▸ **Problem statement**: Up to and including the line that contains "from bokeh.resources import INLINE", repeat each line of the data exactly, starting from the first.

▸ **Source records**:

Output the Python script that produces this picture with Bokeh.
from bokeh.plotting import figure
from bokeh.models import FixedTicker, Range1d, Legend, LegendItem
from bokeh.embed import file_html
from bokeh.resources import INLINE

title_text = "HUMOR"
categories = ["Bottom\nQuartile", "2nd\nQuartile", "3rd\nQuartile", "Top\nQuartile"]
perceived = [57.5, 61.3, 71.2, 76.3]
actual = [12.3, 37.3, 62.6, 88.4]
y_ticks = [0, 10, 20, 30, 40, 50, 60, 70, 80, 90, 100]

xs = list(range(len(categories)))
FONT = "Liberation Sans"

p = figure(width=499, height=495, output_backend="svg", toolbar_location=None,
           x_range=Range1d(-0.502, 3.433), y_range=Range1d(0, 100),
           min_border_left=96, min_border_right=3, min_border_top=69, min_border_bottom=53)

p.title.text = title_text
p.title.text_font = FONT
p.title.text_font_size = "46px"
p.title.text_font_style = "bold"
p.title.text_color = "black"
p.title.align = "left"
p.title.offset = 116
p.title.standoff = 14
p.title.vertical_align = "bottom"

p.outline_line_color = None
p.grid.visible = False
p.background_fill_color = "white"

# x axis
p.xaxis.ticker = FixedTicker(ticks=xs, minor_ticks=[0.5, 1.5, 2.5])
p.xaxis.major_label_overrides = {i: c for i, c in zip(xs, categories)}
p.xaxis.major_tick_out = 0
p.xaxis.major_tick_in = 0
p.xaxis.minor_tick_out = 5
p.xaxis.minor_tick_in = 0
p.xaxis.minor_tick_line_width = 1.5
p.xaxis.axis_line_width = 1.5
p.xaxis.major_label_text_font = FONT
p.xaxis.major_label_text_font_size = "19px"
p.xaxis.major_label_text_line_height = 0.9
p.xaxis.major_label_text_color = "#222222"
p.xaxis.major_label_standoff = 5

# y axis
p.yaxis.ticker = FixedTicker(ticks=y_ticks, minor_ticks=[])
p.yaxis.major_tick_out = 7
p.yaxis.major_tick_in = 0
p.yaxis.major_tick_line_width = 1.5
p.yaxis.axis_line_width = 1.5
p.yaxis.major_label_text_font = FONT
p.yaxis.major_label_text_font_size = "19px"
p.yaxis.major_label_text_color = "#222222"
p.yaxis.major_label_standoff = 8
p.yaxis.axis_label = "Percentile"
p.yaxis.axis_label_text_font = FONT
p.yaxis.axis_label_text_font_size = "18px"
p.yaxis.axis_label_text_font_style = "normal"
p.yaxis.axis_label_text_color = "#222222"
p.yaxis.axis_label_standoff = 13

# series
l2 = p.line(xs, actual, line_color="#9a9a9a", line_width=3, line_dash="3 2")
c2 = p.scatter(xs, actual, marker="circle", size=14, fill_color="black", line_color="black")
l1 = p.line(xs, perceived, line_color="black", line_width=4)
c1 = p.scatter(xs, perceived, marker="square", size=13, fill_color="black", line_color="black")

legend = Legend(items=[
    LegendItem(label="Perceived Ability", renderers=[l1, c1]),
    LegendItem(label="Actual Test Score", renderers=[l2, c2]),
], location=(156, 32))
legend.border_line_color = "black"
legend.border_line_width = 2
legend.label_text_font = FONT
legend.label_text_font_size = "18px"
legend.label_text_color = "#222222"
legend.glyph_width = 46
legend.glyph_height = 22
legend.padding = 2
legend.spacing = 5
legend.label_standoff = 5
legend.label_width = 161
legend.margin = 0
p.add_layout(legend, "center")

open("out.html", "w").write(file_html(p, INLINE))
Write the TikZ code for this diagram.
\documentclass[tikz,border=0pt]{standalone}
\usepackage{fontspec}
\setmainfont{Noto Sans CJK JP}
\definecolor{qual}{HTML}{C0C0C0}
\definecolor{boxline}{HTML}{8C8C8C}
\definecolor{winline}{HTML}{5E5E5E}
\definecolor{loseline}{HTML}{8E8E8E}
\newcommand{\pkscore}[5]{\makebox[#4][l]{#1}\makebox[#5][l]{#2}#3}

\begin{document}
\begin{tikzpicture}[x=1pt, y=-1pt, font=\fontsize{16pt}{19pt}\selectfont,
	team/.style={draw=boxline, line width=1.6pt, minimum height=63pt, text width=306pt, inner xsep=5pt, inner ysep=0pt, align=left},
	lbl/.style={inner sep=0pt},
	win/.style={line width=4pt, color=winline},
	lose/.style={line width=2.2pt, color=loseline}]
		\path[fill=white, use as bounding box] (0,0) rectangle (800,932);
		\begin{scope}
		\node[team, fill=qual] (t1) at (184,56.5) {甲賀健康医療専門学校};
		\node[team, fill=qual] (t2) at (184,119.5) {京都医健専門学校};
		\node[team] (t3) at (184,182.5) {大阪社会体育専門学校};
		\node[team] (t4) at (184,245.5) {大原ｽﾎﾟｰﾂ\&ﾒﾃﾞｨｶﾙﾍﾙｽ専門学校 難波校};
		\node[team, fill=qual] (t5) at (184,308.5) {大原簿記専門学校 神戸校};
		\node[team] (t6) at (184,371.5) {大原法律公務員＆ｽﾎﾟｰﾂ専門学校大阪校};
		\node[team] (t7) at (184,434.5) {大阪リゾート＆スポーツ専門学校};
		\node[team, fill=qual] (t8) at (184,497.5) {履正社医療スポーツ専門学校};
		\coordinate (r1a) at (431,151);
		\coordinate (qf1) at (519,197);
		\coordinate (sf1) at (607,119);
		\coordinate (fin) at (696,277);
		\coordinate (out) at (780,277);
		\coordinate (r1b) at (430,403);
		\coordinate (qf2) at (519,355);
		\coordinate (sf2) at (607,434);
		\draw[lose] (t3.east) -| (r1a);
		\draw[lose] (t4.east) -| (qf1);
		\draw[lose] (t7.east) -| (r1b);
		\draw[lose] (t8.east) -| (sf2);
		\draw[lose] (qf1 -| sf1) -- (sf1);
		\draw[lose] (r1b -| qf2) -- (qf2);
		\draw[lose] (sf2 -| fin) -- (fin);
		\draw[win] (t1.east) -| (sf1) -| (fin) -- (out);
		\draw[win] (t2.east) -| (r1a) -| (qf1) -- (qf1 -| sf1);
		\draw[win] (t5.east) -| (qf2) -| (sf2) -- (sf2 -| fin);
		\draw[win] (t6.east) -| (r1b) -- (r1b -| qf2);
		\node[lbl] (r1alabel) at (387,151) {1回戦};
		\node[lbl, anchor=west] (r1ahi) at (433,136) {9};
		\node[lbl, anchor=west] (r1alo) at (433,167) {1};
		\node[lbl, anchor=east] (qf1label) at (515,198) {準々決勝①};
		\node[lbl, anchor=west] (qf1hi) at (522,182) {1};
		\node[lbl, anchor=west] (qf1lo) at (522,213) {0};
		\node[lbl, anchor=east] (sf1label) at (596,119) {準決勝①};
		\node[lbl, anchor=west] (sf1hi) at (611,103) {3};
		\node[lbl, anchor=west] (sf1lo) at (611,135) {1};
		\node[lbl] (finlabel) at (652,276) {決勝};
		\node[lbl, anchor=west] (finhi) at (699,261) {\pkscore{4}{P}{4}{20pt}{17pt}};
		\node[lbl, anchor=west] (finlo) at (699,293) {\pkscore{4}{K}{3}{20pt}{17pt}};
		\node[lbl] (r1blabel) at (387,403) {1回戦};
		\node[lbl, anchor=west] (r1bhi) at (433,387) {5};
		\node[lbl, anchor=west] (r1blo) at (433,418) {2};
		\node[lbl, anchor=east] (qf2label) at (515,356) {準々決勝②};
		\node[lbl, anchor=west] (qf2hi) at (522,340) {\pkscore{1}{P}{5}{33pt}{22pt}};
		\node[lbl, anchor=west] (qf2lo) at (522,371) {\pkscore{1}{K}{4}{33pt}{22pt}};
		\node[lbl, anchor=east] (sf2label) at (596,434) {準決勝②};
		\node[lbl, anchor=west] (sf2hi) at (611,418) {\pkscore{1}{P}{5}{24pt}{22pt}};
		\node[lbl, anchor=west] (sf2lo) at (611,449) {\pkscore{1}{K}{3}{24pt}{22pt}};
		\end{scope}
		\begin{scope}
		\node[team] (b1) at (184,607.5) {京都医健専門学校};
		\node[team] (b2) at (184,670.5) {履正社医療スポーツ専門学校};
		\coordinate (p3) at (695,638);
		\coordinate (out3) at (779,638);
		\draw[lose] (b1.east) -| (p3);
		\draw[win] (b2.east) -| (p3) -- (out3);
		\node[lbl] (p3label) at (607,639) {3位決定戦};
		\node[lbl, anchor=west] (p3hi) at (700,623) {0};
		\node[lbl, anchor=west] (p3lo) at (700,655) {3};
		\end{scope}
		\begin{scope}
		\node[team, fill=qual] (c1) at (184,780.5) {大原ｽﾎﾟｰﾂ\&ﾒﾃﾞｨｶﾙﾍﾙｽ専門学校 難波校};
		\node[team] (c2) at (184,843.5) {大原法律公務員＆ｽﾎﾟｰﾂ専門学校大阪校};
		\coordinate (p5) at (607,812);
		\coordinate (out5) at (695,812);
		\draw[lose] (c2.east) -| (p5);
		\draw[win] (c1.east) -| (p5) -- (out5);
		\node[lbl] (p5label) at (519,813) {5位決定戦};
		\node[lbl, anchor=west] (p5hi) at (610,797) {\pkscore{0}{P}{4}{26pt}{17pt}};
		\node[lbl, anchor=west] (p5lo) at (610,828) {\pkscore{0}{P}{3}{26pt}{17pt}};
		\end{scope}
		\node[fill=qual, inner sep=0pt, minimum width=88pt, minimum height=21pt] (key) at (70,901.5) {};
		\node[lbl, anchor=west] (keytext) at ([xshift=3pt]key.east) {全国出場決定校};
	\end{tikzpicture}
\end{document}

▸ **Task result**:
Output the Python script that produces this picture with Bokeh.
from bokeh.plotting import figure
from bokeh.models import FixedTicker, Range1d, Legend, LegendItem
from bokeh.embed import file_html
from bokeh.resources import INLINE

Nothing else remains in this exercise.